I have previously discussed bans on electronic devices in courts across the country.  My main problem with these policies is that they usually apply only to the "little people," since they often contain exemptions for the legal "elite," such as members of the media, lawyers, judges, police officers, court staff.

So even though the Saginaw County court's policy, as stated on its website, provides that "[p]ossession or use of any Electronic Device [in court areas of the Saginaw County Governmental Center] is strictly prohibited without Judicial permission" (emphasis added), in reality there are exemptions for courthouse employees (including, of course, the judges who instituted the "ban"); active members of the State Bar of Michigan; law enforcement personnel; probation and parole officers; and media reporters covering cases. Judges can also grant other, individual exemptions.

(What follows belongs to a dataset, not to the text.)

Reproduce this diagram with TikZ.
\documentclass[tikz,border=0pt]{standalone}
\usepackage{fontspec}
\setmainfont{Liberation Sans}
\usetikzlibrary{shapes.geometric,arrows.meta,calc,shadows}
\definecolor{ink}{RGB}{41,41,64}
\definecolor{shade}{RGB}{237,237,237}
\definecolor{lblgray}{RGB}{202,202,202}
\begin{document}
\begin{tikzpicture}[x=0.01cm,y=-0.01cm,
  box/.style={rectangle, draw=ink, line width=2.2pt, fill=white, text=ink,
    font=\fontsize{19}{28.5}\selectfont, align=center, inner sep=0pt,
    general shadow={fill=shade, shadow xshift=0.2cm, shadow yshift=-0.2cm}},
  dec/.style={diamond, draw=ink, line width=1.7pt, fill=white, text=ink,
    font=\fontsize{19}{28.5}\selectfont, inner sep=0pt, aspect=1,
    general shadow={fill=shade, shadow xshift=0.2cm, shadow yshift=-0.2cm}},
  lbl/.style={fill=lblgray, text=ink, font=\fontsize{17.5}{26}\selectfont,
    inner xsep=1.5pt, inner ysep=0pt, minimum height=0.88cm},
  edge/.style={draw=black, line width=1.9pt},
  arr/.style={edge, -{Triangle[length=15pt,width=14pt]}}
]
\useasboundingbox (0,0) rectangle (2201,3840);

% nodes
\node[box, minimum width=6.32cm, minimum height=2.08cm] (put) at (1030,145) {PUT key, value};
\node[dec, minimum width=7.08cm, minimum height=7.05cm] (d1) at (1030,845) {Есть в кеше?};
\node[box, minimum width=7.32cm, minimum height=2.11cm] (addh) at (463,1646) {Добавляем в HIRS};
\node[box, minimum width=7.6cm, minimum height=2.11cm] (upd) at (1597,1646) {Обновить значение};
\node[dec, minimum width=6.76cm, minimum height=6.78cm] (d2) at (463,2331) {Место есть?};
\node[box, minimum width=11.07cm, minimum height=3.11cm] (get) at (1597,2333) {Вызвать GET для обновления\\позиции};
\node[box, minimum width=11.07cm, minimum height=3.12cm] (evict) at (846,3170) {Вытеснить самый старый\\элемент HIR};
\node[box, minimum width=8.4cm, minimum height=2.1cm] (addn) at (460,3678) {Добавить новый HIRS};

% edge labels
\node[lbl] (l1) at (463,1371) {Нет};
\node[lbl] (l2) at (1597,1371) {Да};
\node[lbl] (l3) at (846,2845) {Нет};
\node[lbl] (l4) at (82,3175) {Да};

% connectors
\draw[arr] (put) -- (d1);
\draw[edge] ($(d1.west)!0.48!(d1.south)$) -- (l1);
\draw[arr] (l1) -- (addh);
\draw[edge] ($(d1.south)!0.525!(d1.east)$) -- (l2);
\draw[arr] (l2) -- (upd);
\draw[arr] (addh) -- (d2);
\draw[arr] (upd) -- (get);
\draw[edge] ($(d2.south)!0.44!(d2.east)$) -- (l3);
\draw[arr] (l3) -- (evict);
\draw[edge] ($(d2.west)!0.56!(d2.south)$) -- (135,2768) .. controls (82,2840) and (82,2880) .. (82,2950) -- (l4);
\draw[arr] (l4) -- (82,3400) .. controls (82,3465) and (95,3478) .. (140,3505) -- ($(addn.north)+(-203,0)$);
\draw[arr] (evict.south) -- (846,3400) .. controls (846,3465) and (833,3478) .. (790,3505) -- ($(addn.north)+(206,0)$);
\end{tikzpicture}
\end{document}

Robert W. McKay, a resident of neighboring Tuscola County, challenged the new policy in federal court. In December 2014, that court held that McKay did not have standing to bring the lawsuit, since he did not have any pending business before the Saginaw County court and thus had not been affected by that court's ban on electronic devices. The court also held that even if McKay had standing, the order was a legitimate method to achieve the rational goal of maintaining decorum in the courtrooms and thus did not violate McKay's First Amendment rights. McKay v. Federspeil, 22 F. Supp. 3d 731 (E.D. Mich. 2014).

McKay appealed the ruling to the federal Sixth Circuit Court of Appeals, which affirmed the lower court's ruling that he lacking standing to bring the suit.
McKay has not set forth the manner and degree of evidence required to demonstrate a credible threat of enforcement ... especially since he has not yet sought an administrative exemption from the challenged order.
McKay v. Federspiel, 823 F.3d 862 (6th Cir. 2016), reh'g denied, 2016 U.S. App. LEXIS 15693 (6th Cir. Aug. 10, 2016).
This is the decision that McKay is now asking the U.S. Supreme Court to review.

But the High Court is unlikely to do so. First, the court usually accepts only one or two percent of the cases that it is asked the review. Second, the Sixth Circuit decision involves only the technical question of whether McKay can bring the case at all, and the Supreme Court usually does not accept cases on such matters.

The second point means that even if the Court were to take the case, it would be unlikely to rule on the question of whether the Saginaw County ban is unconstitutional.

This leaves the federal district court decision that the policy is not unconstitutional as the final word on the subject, for now. But hopefully McKay or someone else can bring a case that will overcome the procedural hurdles, and challenge one of these court bans on the merits, resulting in a definitive court ruling on the question.